= Data provided =
────────
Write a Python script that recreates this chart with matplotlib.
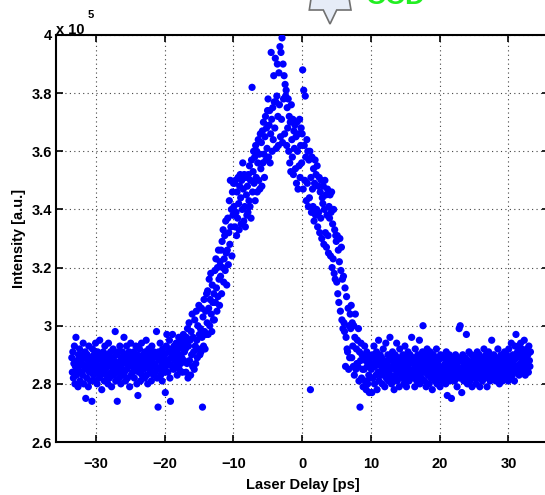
import numpy as np
import matplotlib.pyplot as plt
from matplotlib.patches import Polygon

# intensity in units of 1e3 counts, one sample per delay step of the scan
left_base = [
    289, 284, 291, 282, 287, 293, 280, 286, 296, 283, 288, 285, 279, 290, 286, 292, 281, 288, 284, 290,
    287, 283, 294, 280, 289, 285, 291, 275, 286, 282, 290, 288, 279, 293, 284, 287, 281, 289, 285, 274,
    292, 286, 283, 290, 281, 288, 294, 284, 287, 280, 291, 285, 289, 282, 295, 286, 283, 290, 278, 288,
    284, 291, 287, 281, 293, 285, 289, 283, 290, 286, 280, 294, 288, 282, 287, 291, 284, 279, 289, 286,
    292, 283, 288, 285, 298, 281, 290, 287, 274, 284, 291, 286, 282, 293, 288, 280, 289, 285, 291, 283,
    287, 296, 284, 290, 281, 288, 293, 285, 282, 289, 286, 291, 279, 287, 294, 283, 288, 290, 284, 286,
    291, 282, 289, 285, 293, 287, 280, 290, 276, 288, 284, 292, 286, 281, 289, 294, 283, 287, 290, 285,
    288, 282, 291, 286, 295, 283, 289, 280, 287, 292, 285, 290, 284, 288, 281, 293, 286, 289, 283, 291,
    287, 284, 290, 286, 298, 282, 289, 272, 291, 285, 288, 294, 283, 290, 286, 281, 292, 287, 289, 284,
    290, 277, 286, 293, 297, 288, 284, 291, 287, 295, 282, 274, 289, 292, 286, 297, 290, 285, 293, 288,
    291, 286, 294, 289, 283, 292, 288, 296, 285, 290, 293, 287, 295, 289, 284, 292, 297, 288, 291, 294,
]
rise = [
    292, 284, 296, 287, 299, 282, 293, 301, 288, 295, 283, 298, 290, 304, 286, 296, 291, 285, 302, 293,
    287, 305, 295, 289, 300, 292, 307, 297, 290,
    299, 291, 306, 296, 272, 303, 293, 309, 298, 292, 305, 297, 311,
    301, 312, 297, 306, 316, 300, 309, 318, 304, 298, 314, 308, 302,
    311, 302, 319, 308, 323, 313, 305, 320, 310, 326, 316, 307, 322,
    317, 326, 311, 329, 320, 333, 315, 323, 331, 319, 336, 325, 314,
    326, 337, 321, 332, 343, 328, 350, 334, 340, 324, 346, 338, 349,
    341, 349, 334, 350, 339, 331, 346, 337, 351, 342, 333, 348, 352,
    344, 335, 350, 340, 356, 347, 336, 352, 341, 334, 351, 345, 338,
    348, 339, 352, 343, 355, 341, 350, 337, 357, 382, 346, 353, 360,
    349, 358, 343, 362, 351, 360, 346, 356, 364, 350, 359, 347, 366,
    354, 363, 348, 367, 356, 370, 359, 351, 365, 372, 357, 368, 361, 374,
]
peak = [
    378, 358, 369, 374, 356, 366, 394, 371, 360, 375, 364, 386, 377,
    368, 392, 377, 361, 379, 390, 372, 362, 387, 376, 396, 365, 394,
    371, 399, 363, 390, 378, 386, 366, 383, 379, 381, 362, 375, 368,
    378, 360, 372, 356, 370, 353, 376, 364, 358, 371, 352, 367, 361,
    369, 354, 365, 349, 370, 360, 347, 366, 355, 371, 351, 362, 368,
    356, 366, 388, 347, 381, 362, 350, 379, 358, 343, 364, 349, 360, 341,
    357, 344, 360, 278, 351, 339, 358, 347, 341, 354, 336, 349, 357, 338,
]
fall = [
    352, 340, 355, 334, 348, 339, 351, 332, 346, 337, 350, 330, 344,
    342, 348, 328, 340, 350, 332, 345, 327, 338, 347, 331, 325, 341,
    337, 345, 324, 339, 346, 320, 335, 323, 340, 318, 333, 316, 331,
    329, 315, 331, 311, 326, 308, 322, 330, 305, 319, 327, 302, 316, 299,
    317, 301, 298, 313, 286, 296, 310, 292, 291, 306, 285, 300, 289, 304,
    299, 307, 289, 301, 293, 286, 300, 283, 296, 304, 285, 292, 287,
    295, 286, 299, 281, 291, 272, 288, 294, 282, 290, 285, 279, 289,
    285, 293, 281, 288, 278, 291, 286, 280, 290, 283, 277, 287, 282, 289,
]
right_base = [
    285, 277, 290, 282, 287, 293, 280, 286, 289, 283, 291, 278, 288, 284, 295, 281, 287, 290, 283, 286,
    289, 280, 285, 292, 283, 288, 279, 286, 294, 282, 287, 284, 290, 281, 288, 285, 296, 283, 289, 280,
    286, 291, 282, 288, 278, 285, 290, 283, 287, 294, 281, 286, 289, 284, 279, 292, 285, 288, 282, 287,
    283, 290, 285, 280, 288, 293, 282, 286, 279, 289, 284, 291, 287, 281, 285, 290, 283, 288, 296, 284,
    287, 282, 289, 285, 279, 292, 284, 288, 281, 286, 290, 283, 287, 295, 280, 285, 289, 282, 286, 291,
    300, 284, 288, 281, 290, 285, 279, 287, 292, 283, 286, 289, 280, 285, 291, 282, 288, 284, 278, 287,
    290, 283, 286, 281, 289, 285, 292, 280, 287, 284, 288, 282, 286, 279, 290, 285, 283, 289, 281, 286,
    284, 289, 282, 287, 280, 291, 285, 276, 288, 283, 286, 290, 281, 287, 284, 275, 289, 282, 286, 283,
    288, 281, 285, 290, 283, 287, 279, 286, 289, 284, 299, 282, 300, 285, 288, 277, 283, 290, 286, 281,
    287, 284, 289, 282, 297, 285, 280, 288, 283, 291, 286, 281, 287, 284, 290, 279, 285, 288, 282, 286,
    283, 289, 285, 280, 288, 291, 282, 286, 284, 290, 279, 287, 283, 289, 285, 281, 288, 284, 292, 286,
    282, 287, 290, 284, 279, 288, 285, 291, 283, 286, 281, 289, 284, 295, 287, 282, 286, 290, 283, 288,
    285, 281, 289, 284, 287, 292, 282, 286, 280, 288, 285, 290, 283, 287, 281, 289, 284, 286, 291, 282,
    288, 284, 290, 283, 286, 281, 292, 287, 284, 289, 282, 294, 286, 283, 290, 285, 288, 281, 293, 286,
    297, 289, 284, 291, 286, 293, 283, 290, 287, 294, 285, 292, 288, 284, 291, 286, 295, 289, 283, 290,
    287, 292, 285, 290, 284, 293, 288, 286, 291,
]

scan_start, scan_stop = -33.5, 33.2   # delay range of the scan [ps]
yticks = [2.6, 2.8, 3.0, 3.2, 3.4, 3.6, 3.8, 4.0]
yticklabels = ["2.6", "2.8", "3", "3.2", "3.4", "3.6", "3.8", "4"]
xticks = [-30, -20, -10, 0, 10, 20, 30]

intensity = np.array(left_base + rise + peak + fall + right_base) / 100.0
delay = np.linspace(scan_start, scan_stop, len(intensity))

plt.rcParams['font.family'] = ['Liberation Sans', 'DejaVu Sans']
plt.rcParams['font.weight'] = 'bold'

W, H = 545, 495
fig = plt.figure(figsize=(W / 100, H / 100), dpi=100)
ax = fig.add_axes([56 / W, 53 / H, 493 / W, 407 / H])

ax.scatter(delay, intensity, s=27, c='#0000ff', edgecolors='none', zorder=3)

ax.set_xlim(-35.8, 35.9)
ax.set_ylim(2.6, 4.0)
ax.set_xticks(xticks)
ax.set_yticks(yticks)
ax.set_yticklabels(yticklabels)
ax.grid(True, linestyle=(0, (1, 3)), color='#444444', linewidth=0.8)
ax.tick_params(direction='in', top=True, right=True, length=5, width=1.2, labelsize=10.5)
ax.tick_params(axis='x', pad=11)
ax.tick_params(axis='y', pad=3)
for sp in ax.spines.values():
    sp.set_linewidth(1.5)

ax.set_xlabel("Laser Delay [ps]", fontsize=10.5, fontweight='bold', labelpad=5)
ax.set_ylabel("Intensity [a.u.]", fontsize=10.5, fontweight='bold', labelpad=4)

# exponent label like matlab
fig.text(56 / W, 1 - 34 / H, "x 10", fontsize=10.5, fontweight='bold', va='baseline')
fig.text(88 / W, 1 - 18 / H, "5", fontsize=8, fontweight='bold', va='baseline')

# pieces of the figure above the axes (cut off at the top)
arrow = [(311.7, -6), (309.3, 10), (323.3, 10), (330, 24), (336.7, 10), (351, 10), (348.3, -6)]
arrow = [(px / W, 1 - py / H) for px, py in arrow]
fig.patches.append(Polygon(arrow, closed=True, transform=fig.transFigure,
                           facecolor='#e6ecf7', edgecolor='#707070', linewidth=1.2))
fig.text(366 / W, 1 - 4 / H, "CCD", fontsize=20, fontweight='bold', color='#22ee22', va='baseline')

fig.savefig("out.png", dpi=100)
────────
= Your objective =
Write out again, exactly, the lines from the start of the listing up to the line containing "from matplotlib.patches import Polygon", with both ends and without pictures.

= Output for this task =
Write a Python script that recreates this chart with matplotlib.
import numpy as np
import matplotlib.pyplot as plt
from matplotlib.patches import Polygon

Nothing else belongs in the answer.